— START OF INFORMATION GIVEN —

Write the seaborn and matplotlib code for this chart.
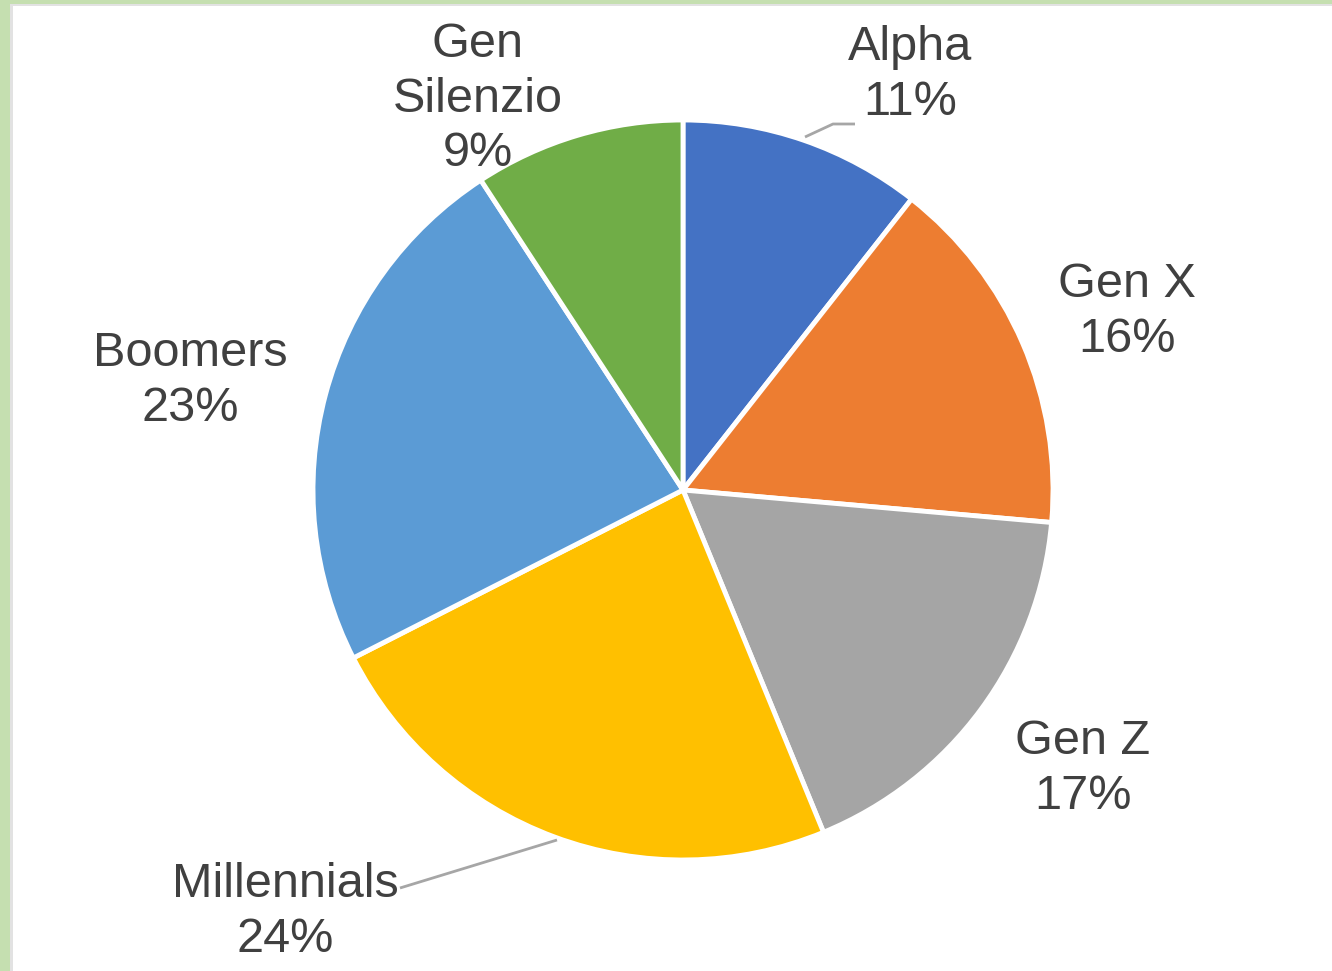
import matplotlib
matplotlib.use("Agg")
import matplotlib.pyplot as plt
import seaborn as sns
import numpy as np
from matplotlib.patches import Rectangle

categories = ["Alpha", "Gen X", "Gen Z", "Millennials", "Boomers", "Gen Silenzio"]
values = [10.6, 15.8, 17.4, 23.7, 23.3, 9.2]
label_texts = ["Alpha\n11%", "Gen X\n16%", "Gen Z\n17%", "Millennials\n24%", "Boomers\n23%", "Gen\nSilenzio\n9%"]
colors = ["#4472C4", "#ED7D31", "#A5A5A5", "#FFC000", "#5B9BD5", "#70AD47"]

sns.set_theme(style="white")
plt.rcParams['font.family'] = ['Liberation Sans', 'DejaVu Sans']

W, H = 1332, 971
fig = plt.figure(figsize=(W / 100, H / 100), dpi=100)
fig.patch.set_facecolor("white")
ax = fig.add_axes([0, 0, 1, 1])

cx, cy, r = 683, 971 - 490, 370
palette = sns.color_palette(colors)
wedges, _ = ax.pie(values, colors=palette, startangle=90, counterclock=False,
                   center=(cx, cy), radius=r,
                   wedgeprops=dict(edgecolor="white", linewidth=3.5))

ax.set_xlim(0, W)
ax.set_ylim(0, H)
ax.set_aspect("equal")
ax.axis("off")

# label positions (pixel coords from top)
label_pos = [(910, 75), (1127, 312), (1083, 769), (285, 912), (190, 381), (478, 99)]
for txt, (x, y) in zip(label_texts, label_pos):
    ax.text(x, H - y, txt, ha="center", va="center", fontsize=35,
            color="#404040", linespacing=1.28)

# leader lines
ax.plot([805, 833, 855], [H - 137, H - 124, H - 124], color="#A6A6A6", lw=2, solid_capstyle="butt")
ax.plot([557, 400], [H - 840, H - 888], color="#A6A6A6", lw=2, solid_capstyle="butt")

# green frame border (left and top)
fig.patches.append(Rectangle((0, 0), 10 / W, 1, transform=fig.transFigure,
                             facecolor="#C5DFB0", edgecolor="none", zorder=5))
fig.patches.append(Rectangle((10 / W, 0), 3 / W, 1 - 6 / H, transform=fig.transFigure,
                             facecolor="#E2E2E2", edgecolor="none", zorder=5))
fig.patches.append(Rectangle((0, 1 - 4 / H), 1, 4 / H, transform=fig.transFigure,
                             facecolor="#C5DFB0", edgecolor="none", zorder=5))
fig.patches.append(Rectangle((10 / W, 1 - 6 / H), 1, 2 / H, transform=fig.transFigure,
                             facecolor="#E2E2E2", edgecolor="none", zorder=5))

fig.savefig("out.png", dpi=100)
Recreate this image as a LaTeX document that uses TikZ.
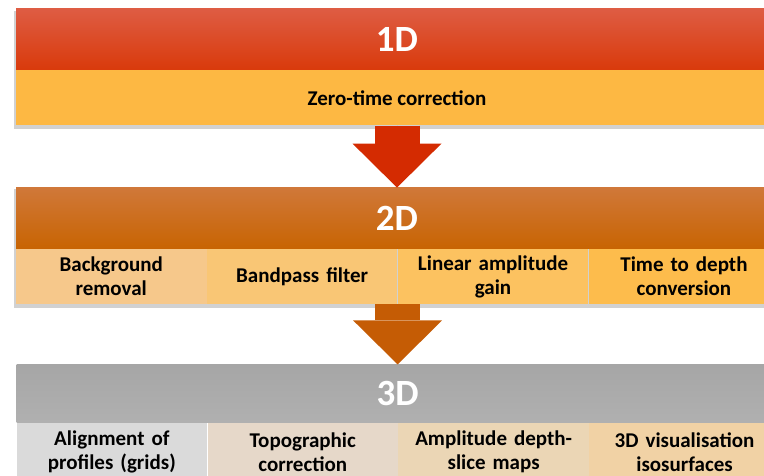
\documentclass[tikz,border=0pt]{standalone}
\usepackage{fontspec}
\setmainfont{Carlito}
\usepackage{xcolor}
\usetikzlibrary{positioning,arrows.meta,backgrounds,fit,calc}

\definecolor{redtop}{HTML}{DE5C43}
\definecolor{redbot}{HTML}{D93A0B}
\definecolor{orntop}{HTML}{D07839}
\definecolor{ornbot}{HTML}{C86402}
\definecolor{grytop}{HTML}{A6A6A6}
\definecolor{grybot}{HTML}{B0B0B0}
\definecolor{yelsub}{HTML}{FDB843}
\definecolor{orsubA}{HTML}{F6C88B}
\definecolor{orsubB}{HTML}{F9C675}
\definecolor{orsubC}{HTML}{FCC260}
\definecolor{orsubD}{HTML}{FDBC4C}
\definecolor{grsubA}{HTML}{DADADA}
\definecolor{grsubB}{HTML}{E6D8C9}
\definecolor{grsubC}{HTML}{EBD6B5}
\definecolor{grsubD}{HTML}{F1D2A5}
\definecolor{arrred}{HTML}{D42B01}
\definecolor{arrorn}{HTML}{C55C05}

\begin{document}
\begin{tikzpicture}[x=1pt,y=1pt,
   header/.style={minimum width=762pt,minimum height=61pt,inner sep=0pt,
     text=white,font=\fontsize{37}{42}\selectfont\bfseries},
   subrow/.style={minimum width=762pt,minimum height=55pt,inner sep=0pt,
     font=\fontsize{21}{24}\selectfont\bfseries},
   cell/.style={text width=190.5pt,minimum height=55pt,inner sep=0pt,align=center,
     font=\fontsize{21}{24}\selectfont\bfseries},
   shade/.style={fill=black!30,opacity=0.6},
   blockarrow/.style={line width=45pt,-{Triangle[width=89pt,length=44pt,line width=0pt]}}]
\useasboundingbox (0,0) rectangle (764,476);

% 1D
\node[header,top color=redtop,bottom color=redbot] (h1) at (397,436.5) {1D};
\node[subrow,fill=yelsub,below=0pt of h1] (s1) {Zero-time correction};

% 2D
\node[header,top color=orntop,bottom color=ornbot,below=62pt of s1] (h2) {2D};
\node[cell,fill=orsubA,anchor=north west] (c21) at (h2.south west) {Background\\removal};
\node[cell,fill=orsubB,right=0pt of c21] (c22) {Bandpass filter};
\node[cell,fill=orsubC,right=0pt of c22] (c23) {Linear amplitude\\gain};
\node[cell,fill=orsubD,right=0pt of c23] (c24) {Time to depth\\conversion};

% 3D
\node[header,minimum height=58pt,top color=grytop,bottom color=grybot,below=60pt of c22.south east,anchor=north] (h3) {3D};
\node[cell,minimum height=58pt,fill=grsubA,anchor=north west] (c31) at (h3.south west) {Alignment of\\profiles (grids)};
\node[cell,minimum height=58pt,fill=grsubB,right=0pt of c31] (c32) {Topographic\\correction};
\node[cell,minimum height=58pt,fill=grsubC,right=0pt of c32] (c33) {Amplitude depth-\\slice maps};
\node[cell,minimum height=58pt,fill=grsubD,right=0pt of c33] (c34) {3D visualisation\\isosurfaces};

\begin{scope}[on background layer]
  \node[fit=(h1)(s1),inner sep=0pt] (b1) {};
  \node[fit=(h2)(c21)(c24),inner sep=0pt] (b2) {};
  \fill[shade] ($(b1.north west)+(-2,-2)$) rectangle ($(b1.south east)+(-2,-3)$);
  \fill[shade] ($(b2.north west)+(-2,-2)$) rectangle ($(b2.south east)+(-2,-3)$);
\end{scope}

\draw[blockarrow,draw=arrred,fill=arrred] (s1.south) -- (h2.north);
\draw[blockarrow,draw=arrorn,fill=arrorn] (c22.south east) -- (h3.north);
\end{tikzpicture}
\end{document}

— END OF INFORMATION GIVEN —

- DESCRIPTION OF THE TASK: Every line from the top of the material above through the line with "from matplotlib.patches import Rectangle" should be duplicated exactly, please; leave out the pictures.

- COMPLETED EXERCISE:
Write the seaborn and matplotlib code for this chart.
import matplotlib
matplotlib.use("Agg")
import matplotlib.pyplot as plt
import seaborn as sns
import numpy as np
from matplotlib.patches import Rectangle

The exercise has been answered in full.